Former President Olusegun Obasanjo says Nigeria must add value to its cashew nuts by increasing the processing capacity.

Obsanajo said this on the sideline of the16th edition of African Cashew Alliance (ACA) conference on Thursday in Abuja.

The former president said that Nigeria grows a lot of raw cashews but only processes a fraction of them, missing out on a wealth of opportunity offered by booming global demand.

According to him, it is painful and I am sad that only 10 percent of what we produce that we process.

“So, some people are taking advantage of our own hard labour in production and then they add value to it.

“They get more money from it that we should have gotten if we produce and process and market.

“What we need to do is to enhance, improve, multiply, promote and do everything humanly possible to increase the benefits and advantages that we get from the cashew industry,’’ Obasanjo said.

He canvassed for the setting up of a committee saddled with the responsibility to ensure the right policies that would promote production, processing and research activities on cashew.

“We should give ourselves what I call the 2030 Committee for policy, for production, for processing, for promotion, and indeed for research.

“This is essential because there is a lot that we can get out of cashew.

“No aspect of cashew from the root to the leaf should be wasted. And that is what research and innovation should be doing,’’ Obasanjo said.

He, however, expressed delight over the cashew conference in Abuja and urged participants to seize the opportunity to make implementable recommendations for the development of the commodity.

On his part, Mr Babatola Faseru, the President of African Cashew Alliance, said Nigeria and Africa must scale up cashew production and ensure value addition.

“As you are aware, Africa is not doing too well in terms of cashew processing.

“Africa produces about 60 per cent of the world’s production but the value addition is just about 10 per cent.

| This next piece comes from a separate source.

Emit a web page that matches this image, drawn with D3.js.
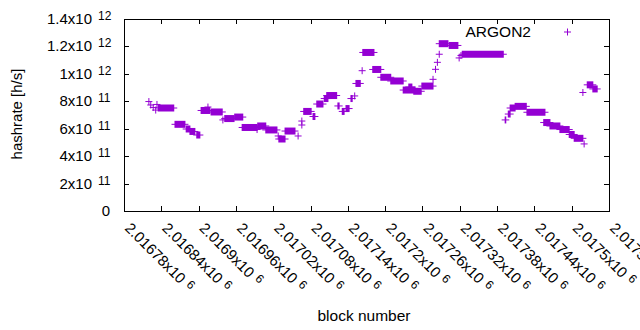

“That we will change, we want to retain the wealth that is in cashew in Africa because what we find out is that even though we are the leading producer, we own less than 20 per cent of the wealth.

“The bulk of the wealth has been transferred to Asia, Europe and America and that we want to change to see that we process it here and then be able to consume it here.

“And then sell the value added product to other countries like Europe, America and others.

“This will be creating the much needed jobs for our people and increase our revenue in terms of foreign exchange earnings for the economy.

“Right now, we need foreign exchange and cashew is definitely a commodity that we can increase what we are doing.

“Today, even at this level cashew is like the second known foreign exchange earner for Nigeria.

“We can now imagine if we do a lot of value addition, we can actually receive like 10 times of what we are earning today.

“That is the idea and I believe that this conference will trigger a lot of positive energy for the cashew industry,’’ Faseru said.